Theatre Under the Stars in Houston, TX, will present a full staging of the revised version of Jerry Herman's Mack & Mabel, the musical romance about silent-era Hollywood, the composer told Playbill On-Line.
Herman said the musical will play TUTS' new home, the sumptuous Hobby Center for the Performing Arts, where the composer-lyricist was named the first honoree of the TUTS American Musical Theatre Award. A May 18 gala celebrating Herman was the first major event in the new Hobby Center prior to the staging of the musical, Some Like It Hot.
"They honored me and did a gorgeous show of all my stuff, a revue," Herman said. "It's one of the most beautiful theatres in the country. It was designed as a musical house, which is very unusual today."
He said TUTS founding producer Frank M. Young announced the future engagement of Mack & Mabel — which has a book by the late Michael Stewart with revisions by Stewart's sister, Francine Pascal — to the gala crowd. "It's going to play there this coming season and move on from there and we'll see where it goes," Herman told Playbill On-Line. A spokesperson for TUTS confirmed June 12 that producer Young was securing the rights and exploring a berth for the show in 2003-2004 (not the 2002-2003 season), but stopped short of officially announcing the engagement.
Producer Jon Wilner is shepherding the show toward New York City. He previously told Playbill On-Line he has been discussing Mack & Mabel with TUTS. Wilner had hoped to present the revised version of the 1974 cult hit (or fascinating flop, if you prefer) on Broadway in spring 2001, and even announced an opening and rehearsal dates, but a theatre was not available, so he bumped the musical comedy to the 2001-2002 season. The target is now apparently 2003-2004. Famed clown Bill Irwin (Fool Moon) is attached as a special movement director for the Mack Sennett comedy sequences in the show about silent screen star Mabel Normand and director Mack Sennett.
Broadway could use Jerry Herman's hopeful music, including "Tap Your Troubles Away," now more than ever, and Mack & Mabel would seem to be the show to deliver it.
"It's become a cult thing," Herman told Playbill On-Line the week of June 3, saying the Houston crowd applauded the initial premature announcement by Young. "People know it, even though it was not a hit. But they know it and they're waiting for it, so that's nice."
Douglas Sills (The Scarlet Pimpernel) played filmmaker Mack Sennett, Jane Krakowski was actress Mabel Normand and Donna McKechnie their brassy cohort in a 2000 concert version mounted by Reprise!, the popular musical theatre concert series in Los Angeles.
In the planned Broadway revival, mime and movement artist Bill Irwin will stage the silent Mack Sennett sequences — live pieces that are inspired by Sennett comedies. Arthur Allan Seidelman, who directed in L.A., will helm in Houston and on Broadway. Dan Siretta (Some Like It Hot) is the choreographer of the musical numbers.
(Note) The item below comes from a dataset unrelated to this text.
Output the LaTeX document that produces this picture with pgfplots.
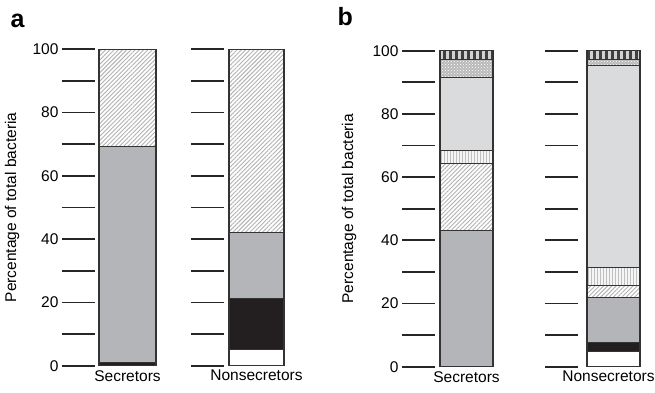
\documentclass[border=0pt]{standalone}
\usepackage{pgfplots}
\pgfplotsset{compat=1.18}
\usepackage{fontspec}
\setmainfont{Liberation Sans}
\usetikzlibrary{patterns,patterns.meta}
\definecolor{bargray}{RGB}{180,181,185}
\definecolor{lightgray2}{RGB}{218,219,221}
\definecolor{nearblack}{RGB}{35,31,32}
\pgfplotsset{
  panel/.style={
    scale only axis, clip=false,
    xmin=0, xmax=#1, ymin=0, ymax=100,
    width=#1pt,
    axis x line=bottom, axis y line=left,
    axis line style={draw=none,-},
    ybar stacked,
    ytick={0,10,...,100},
    tick align=outside,
    major tick length=33pt,
    ytick style={line width=1.7pt, color=black!85},
    xtick style={draw=none},
    /pgf/number format/assume math mode=true,
    tick label style={font=\fontsize{15.5}{17}\selectfont},
    xticklabel style={yshift=32pt},
    label style={font=\fontsize{15.5}{17}\selectfont},
    every axis plot/.append style={draw=black!80, line width=1.1pt},
  },
  dhatch/.style={fill=white, postaction={pattern={Lines[angle=45,distance=3pt,line width=0.9pt]}, pattern color=gray!60}},
  vhatch/.style={fill=gray!8, postaction={pattern={Lines[angle=90,distance=3pt,line width=1pt]}, pattern color=gray!50}},
  cdots/.style={fill=gray!55, postaction={pattern=crosshatch dots, pattern color=white}},
  stripes/.style={fill=gray!35, postaction={pattern={Lines[angle=90,distance=6pt,line width=3pt]}, pattern color=black!75}},
}
\begin{document}
\begin{tikzpicture}
\path[use as bounding box] (0pt,0pt) rectangle (655pt,393pt);
\node[anchor=base west, font=\fontsize{25}{28}\selectfont\bfseries] at (7pt,365pt) {a};
\node[anchor=base west, font=\fontsize{25}{28}\selectfont\bfseries] at (334pt,367pt) {b};

% Panel a, secretors
\begin{axis}[panel=61, at={(95pt,27.3pt)}, anchor=south west, height=316.4pt,
  bar width=57, xtick={32.5}, xticklabels={Secretors},
  yticklabels={0,,20,,40,,60,,80,,100},
  ylabel={Percentage of total bacteria},
  ylabel style={at={(axis description cs:-1.36,0.5)}, anchor=center}]
\addplot[fill=nearblack] coordinates {(32.5,0.9)};
\addplot[fill=bargray] coordinates {(32.5,68.3)};
\addplot[dhatch] coordinates {(32.5,30.8)};
\end{axis}

% Panel a, nonsecretors
\begin{axis}[panel=60, at={(224pt,27.3pt)}, anchor=south west, height=316.4pt,
  bar width=55, xtick={32.5}, xticklabels={Nonsecretors},
  yticklabels={}]
\addplot[fill=white] coordinates {(32.5,5.0)};
\addplot[fill=nearblack] coordinates {(32.5,16.1)};
\addplot[fill=bargray] coordinates {(32.5,21.1)};
\addplot[dhatch] coordinates {(32.5,57.8)};
\end{axis}

% Panel b, secretors
\begin{axis}[panel=58, at={(435pt,26.3pt)}, anchor=south west, height=316pt,
  bar width=53, xtick={31.5}, xticklabels={Secretors},
  yticklabels={0,,20,,40,,60,,80,,100},
  ylabel={Percentage of total bacteria},
  ylabel style={at={(axis description cs:-1.48,0.5)}, anchor=center}]
\addplot[fill=bargray] coordinates {(31.5,43.0)};
\addplot[dhatch] coordinates {(31.5,21.4)};
\addplot[vhatch] coordinates {(31.5,4.0)};
\addplot[fill=lightgray2] coordinates {(31.5,23.2)};
\addplot[cdots] coordinates {(31.5,5.7)};
\addplot[stripes] coordinates {(31.5,2.7)};
\end{axis}

% Panel b, nonsecretors
\begin{axis}[panel=62, at={(578pt,26.3pt)}, anchor=south west, height=316pt,
  bar width=53, xtick={35.5}, xticklabels={Nonsecretors},
  xticklabel style={xshift=-5pt},
  yticklabels={}]
\addplot[fill=white] coordinates {(35.5,4.75)};
\addplot[fill=nearblack] coordinates {(35.5,2.95)};
\addplot[fill=bargray] coordinates {(35.5,14.1)};
\addplot[dhatch] coordinates {(35.5,3.8)};
\addplot[vhatch] coordinates {(35.5,5.7)};
\addplot[fill=lightgray2] coordinates {(35.5,64.0)};
\addplot[cdots] coordinates {(35.5,1.8)};
\addplot[stripes] coordinates {(35.5,2.9)};
\end{axis}
\end{tikzpicture}
\end{document}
Wilner previously produced an award-winning version of Mack & Mabel in London in 1995, and the Broadway staging would be a hybrid of various rewrites of the piece, including changes made for L.A. by Francine Pascal, sister of the show's late book writer, Michael Stewart.
When originally staged in 1974 with Robert Preston and Bernadette Peters, the show was knocked for having a score that was at odds with the dark subject matter — mostly sunny songs mixed with a tempestuous relationship between the title characters that ends with the death of Mabel.
Wilner previously said the storytelling has been solved and the show is now a musical comedy that better mirrors the real story. "We're not dark," he said. "Francine went back to the true story. I'd put this Mack & Mabel book next to any book for a musical. The framework is Michael Stewart and 75 percent of the book is now Francine."
Although the genesis of this planned Broadway staging is the L.A. concert, Wilner said the production will be a fully-staged show, not a concert version. The orchestra will be on stage, however.
What attracted Wilner to the project from the beginning is what keeps fans attached to the show: "The score!" said Wilner. "It deserves a chance. The score is the star of the show."
In 1974, the Gower Champion-directed musical had a 66 performance run on Broadway (and a brief tour a few years later), but a cast album achieved cult status and spawned such cabaret and concert standards as "Time Heals Everything," "Tap Your Troubles Away" and "I Won't Send Roses." A song from the London version will be added. It's called "Mabel and Mack."